Which is an interesting thought, because surely the Wachowskis sought to make something interesting and engaging, but if the moral at the end of a trilogy is that it didn’t matter from the start, and even as the film is actively unfolding the audience member should be aware that none of it matters, how can the audience member really care? Even the prequel film, The Animatrix, The Second Renaissance, Parts I and II further illustrate this idea that the war doesn’t matter, and everything that has gone on doesn’t matter because it will just continue endlessly, and the only solution is peace between man and machine.

Despite this, the existence of the two sequels does not necessarily take anything away from the original film. And although The Animatrix has some aspects that embody these same ideas, it feels as though it adds more to the franchise than Reloaded and especially Revolutions really could. The two films seem to have achieved what the Wachowskis wanted them to, but if doing that alone makes the films good or not is another question entirely.
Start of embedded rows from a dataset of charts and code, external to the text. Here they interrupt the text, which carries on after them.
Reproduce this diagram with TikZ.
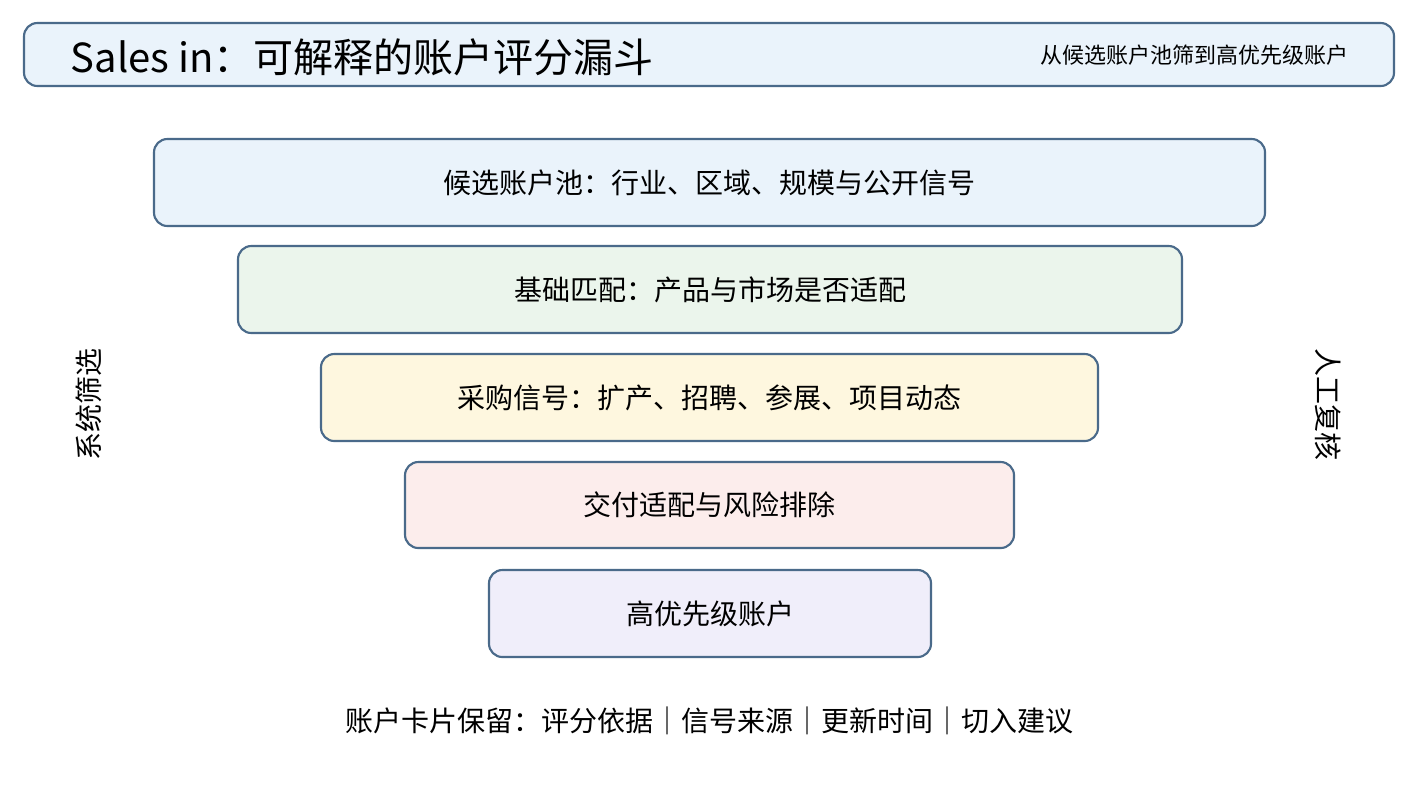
\documentclass[tikz,border=0pt]{standalone}
\usepackage{fontspec}
\setmainfont{Noto Sans CJK SC}
\begin{document}
\begin{tikzpicture}[x=0.75pt,y=-0.75pt,
  box/.style={draw=bordc,line width=1.6pt,rounded corners=10pt},
  lbl/.style={font=\fontsize{21}{24}\selectfont,text=black}]
\definecolor{bordc}{HTML}{4A6A8A}
\definecolor{c1}{HTML}{EAF3FB}
\definecolor{c2}{HTML}{EBF5EC}
\definecolor{c3}{HTML}{FEF7DF}
\definecolor{c4}{HTML}{FCEDEC}
\definecolor{c5}{HTML}{F0EEFA}
\useasboundingbox (0,0) rectangle (1419,794);
\draw[box,fill=c1] (24,23) rectangle (1394,86);
\node[anchor=west,font=\fontsize{30}{34}\selectfont] (title) at (66,57) {Sales in：可解释的账户评分漏斗};
\node[anchor=east,font=\fontsize{16.5}{20}\selectfont] (sub) at (1353,55) {从候选账户池筛到高优先级账户};
\node[box,fill=c1,minimum width=1111*0.75pt,minimum height=87*0.75pt,lbl] (b1) at (709.5,182.5) {候选账户池：行业、区域、规模与公开信号};
\node[box,fill=c2,minimum width=944*0.75pt,minimum height=87*0.75pt,lbl] (b2) at (710,289.5) {基础匹配：产品与市场是否适配};
\node[box,fill=c3,minimum width=777*0.75pt,minimum height=87*0.75pt,lbl] (b3) at (709.5,397.5) {采购信号：扩产、招聘、参展、项目动态};
\node[box,fill=c4,minimum width=609*0.75pt,minimum height=86*0.75pt,lbl] (b4) at (709.5,505) {交付适配与风险排除};
\node[box,fill=c5,minimum width=442*0.75pt,minimum height=87*0.75pt,lbl] (b5) at (710,613.5) {高优先级账户};
\node[lbl] (foot) at (709,721) {账户卡片保留：评分依据｜信号来源｜更新时间｜切入建议};
\node[lbl,rotate=90] (left) at (89,404) {系统筛选};
\node[lbl,rotate=-90] (right) at (1328,404) {人工复核};
\end{tikzpicture}
\end{document}
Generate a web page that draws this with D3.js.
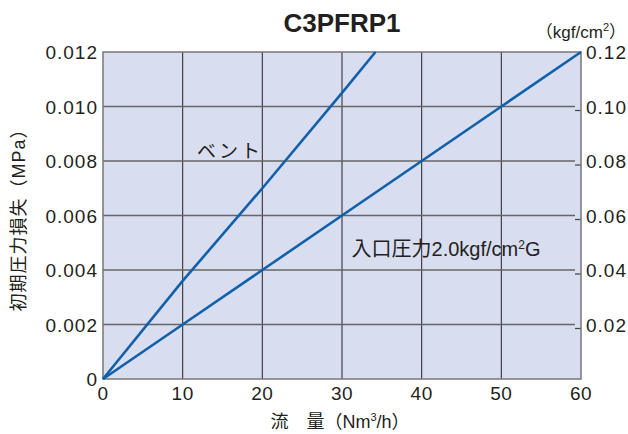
<!DOCTYPE html>
<html>
<head>
<meta charset="utf-8">
<script src="https://cdn.jsdelivr.net/npm/d3@7"></script>
<style>
  body { margin: 0; background: #fff; }
  svg text { font-family: "Liberation Sans", Arial, "Noto Sans CJK JP", sans-serif; fill: #231f20; }
</style>
</head>
<body>
<div id="chart"></div>
<script>
const xTicks = [0, 10, 20, 30, 40, 50, 60];
const yTicks = [0, 0.002, 0.004, 0.006, 0.008, 0.010, 0.012];
const yTickLabels = ['0', '0.002', '0.004', '0.006', '0.008', '0.010', '0.012'];
const rightTicks = [0.02, 0.04, 0.06, 0.08, 0.10, 0.12];
const rightTickLabels = ['0.02', '0.04', '0.06', '0.08', '0.10', '0.12'];

// flow (Nm3/h) vs pressure loss (MPa)
const ventFlow = [0, 10, 20, 30, 34.2];
const ventLoss = [0, 0.0036, 0.0070, 0.0105, 0.012];
const inletFlow = [0, 10, 20, 30, 40, 50, 60];
const inletLoss = [0, 0.002, 0.004, 0.006, 0.008, 0.010, 0.012];

const margin = {left: 103, right: 47, top: 52, bottom: 55},
      width = 628 - margin.left - margin.right,
      height = 434 - margin.top - margin.bottom;

const svg = d3.select('#chart')
    .append('svg')
    .attr('width', 628)
    .attr('height', 434);

const g = svg.append('g')
    .attr('transform', 'translate(' + margin.left + ',' + margin.top + ')');

const x = d3.scaleLinear().domain([0, 60]).range([0, width]);
const y = d3.scaleLinear().domain([0, 0.012]).range([height, 0]);
const yRight = d3.scaleLinear().domain([0, 0.12]).range([height, 0]);

g.append('rect')
    .attr('width', width)
    .attr('height', height)
    .attr('fill', '#d8ddf0');

// grid
g.selectAll('.grid-x')
    .data(xTicks.slice(1, -1))
    .enter()
    .append('line')
    .attr('x1', d => x(d)).attr('x2', d => x(d))
    .attr('y1', 0).attr('y2', height)
    .attr('stroke', '#333')
    .attr('stroke-width', 1.1);

g.selectAll('.grid-y')
    .data(yTicks.slice(1, -1))
    .enter()
    .append('line')
    .attr('x1', 0).attr('x2', width - 6)
    .attr('y1', d => y(d)).attr('y2', d => y(d))
    .attr('stroke', '#666')
    .attr('stroke-width', 1.3);

// right inner ticks
g.selectAll('.tick-r')
    .data(rightTicks.slice(0, -1))
    .enter()
    .append('line')
    .attr('x1', width - 6).attr('x2', width)
    .attr('y1', d => yRight(d) + 4).attr('y2', d => yRight(d) + 4)
    .attr('stroke', '#444')
    .attr('stroke-width', 1.2);

g.append('rect')
    .attr('width', width)
    .attr('height', height)
    .attr('fill', 'none')
    .attr('stroke', '#777')
    .attr('stroke-width', 1.5);

// lines
const line = d3.line().x(d => x(d[0])).y(d => y(d[1]));
const series = [
    d3.zip(ventFlow, ventLoss),
    d3.zip(inletFlow, inletLoss)
];
g.selectAll('.series')
    .data(series)
    .enter()
    .append('path')
    .attr('d', line)
    .attr('fill', 'none')
    .attr('stroke', '#1160aa')
    .attr('stroke-width', 2.6);

// tick labels
g.selectAll('.x-label')
    .data(xTicks)
    .enter()
    .append('text')
    .attr('x', d => x(d))
    .attr('y', height + 21)
    .attr('text-anchor', 'middle')
    .attr('font-size', '19px')
    .attr('letter-spacing', '0.5px')
    .text(d => d);

g.selectAll('.y-label')
    .data(yTicks)
    .enter()
    .append('text')
    .attr('x', -5)
    .attr('y', d => y(d) + 7)
    .attr('text-anchor', 'end')
    .attr('font-size', '19px')
    .attr('letter-spacing', '1px')
    .text((d, i) => yTickLabels[i]);

g.selectAll('.r-label')
    .data(rightTicks)
    .enter()
    .append('text')
    .attr('x', width + 5)
    .attr('y', d => yRight(d) + 7)
    .attr('text-anchor', 'start')
    .attr('font-size', '19px')
    .attr('letter-spacing', '1px')
    .text((d, i) => rightTickLabels[i]);

// titles
svg.append('text')
    .attr('x', 342).attr('y', 32)
    .attr('text-anchor', 'middle')
    .attr('font-size', '26px')
    .attr('font-weight', 'bold')
    .text('C3PFRP1');

svg.append('text')
    .attr('x', 626).attr('y', 38)
    .attr('text-anchor', 'end')
    .attr('font-size', '17px')
    .html('（kgf/cm<tspan font-size="11px" dy="-7">2</tspan><tspan dy="7">）</tspan>');

svg.append('text')
    .attr('x', 340).attr('y', 428)
    .attr('text-anchor', 'middle')
    .attr('font-size', '18px')
    .html('流　量（Nm<tspan font-size="11px" dy="-7">3</tspan><tspan dy="7">/h）</tspan>');

svg.append('text')
    .attr('transform', 'translate(25,' + (margin.top + height / 2) + ') rotate(-90)')
    .attr('text-anchor', 'middle')
    .attr('font-size', '18px')
    .attr('letter-spacing', '1px')
    .text('初期圧力損失（MPa）');

// annotations
g.append('text')
    .attr('x', x(11.8)).attr('y', y(0.0081))
    .attr('font-size', '19px')
    .attr('letter-spacing', '3px')
    .text('ベント');

g.append('text')
    .attr('x', x(31.2)).attr('y', y(0.0045))
    .attr('font-size', '20px')
    .html('入口圧力2.0kgf/cm<tspan font-size="12px" dy="-7">2</tspan><tspan dy="7">G</tspan>');
</script>
</body>
</html>
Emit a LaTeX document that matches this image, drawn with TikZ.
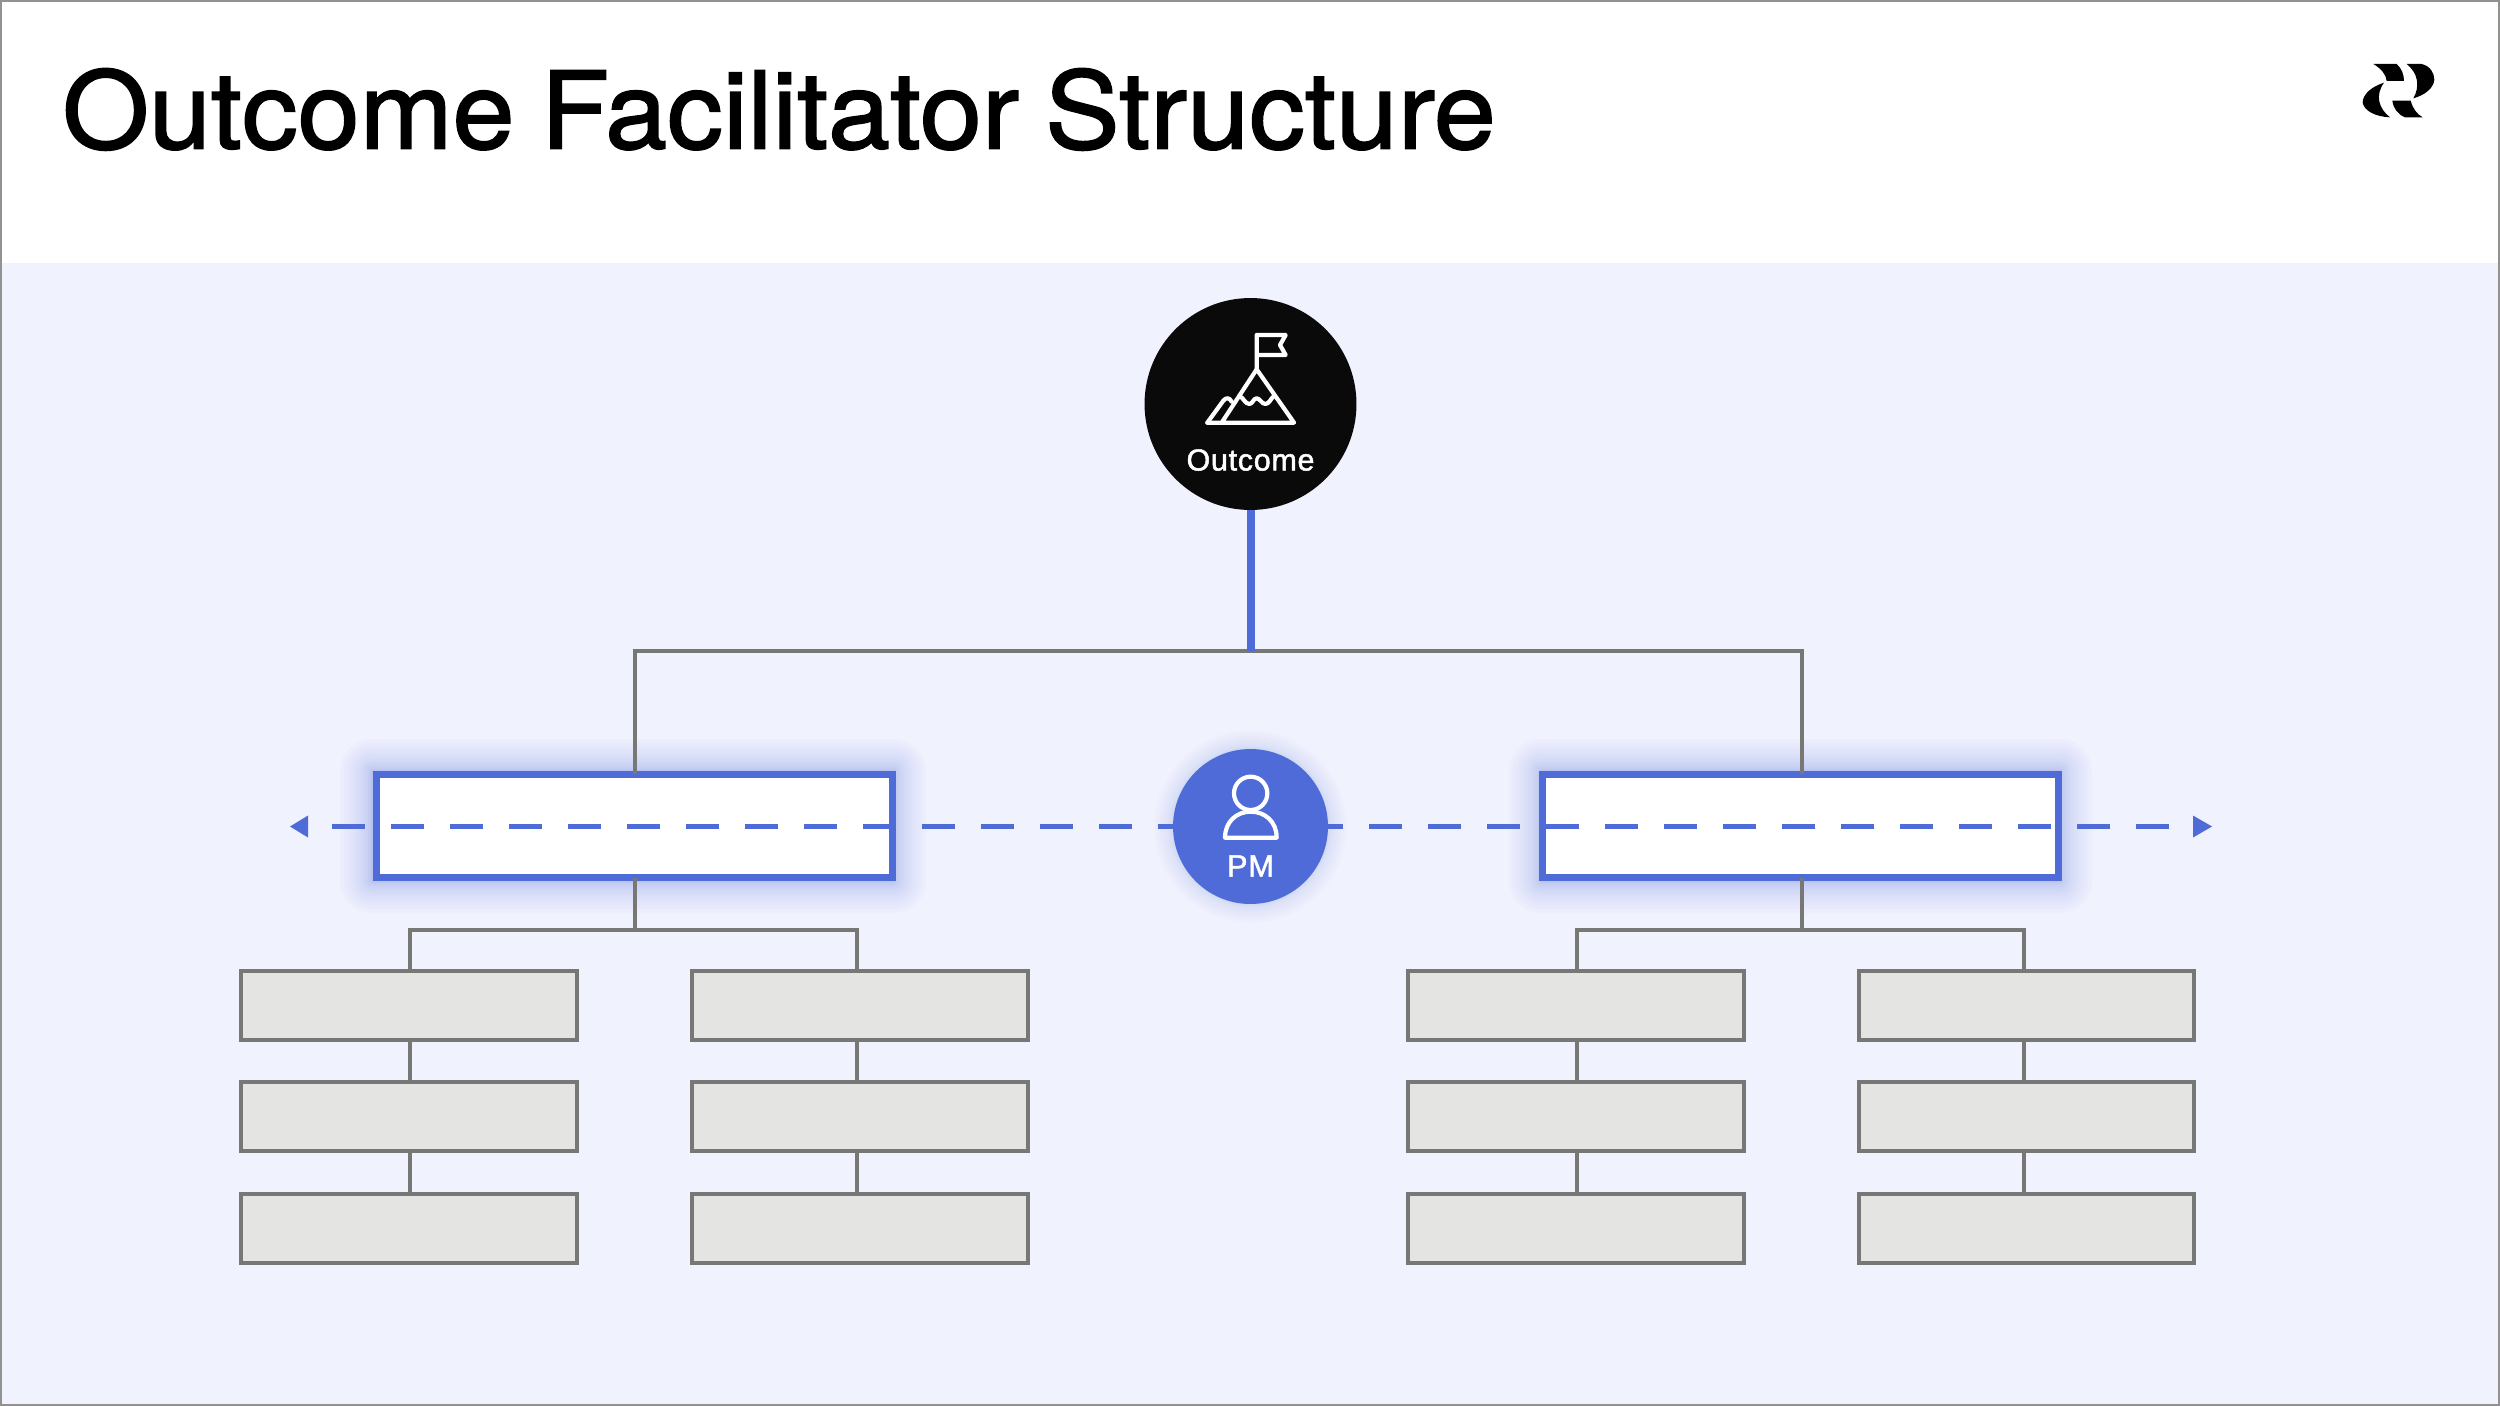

In light of how polarizing The Matrix Reloaded and The Matrix Revolutions both were, it is odd that now, another sequel to The Matrix is about to come out. After Revolutions, and twenty years removed from the first film, one would think that audience members had little interest in the series, but it seems that (at least in the eyes of Warner Brothers) the positives of the original film will outweigh this. It is possible that The Matrix franchise, most clearly from The Animatrix, may have the capacity to become its own extended universe, and this film might be the start of that.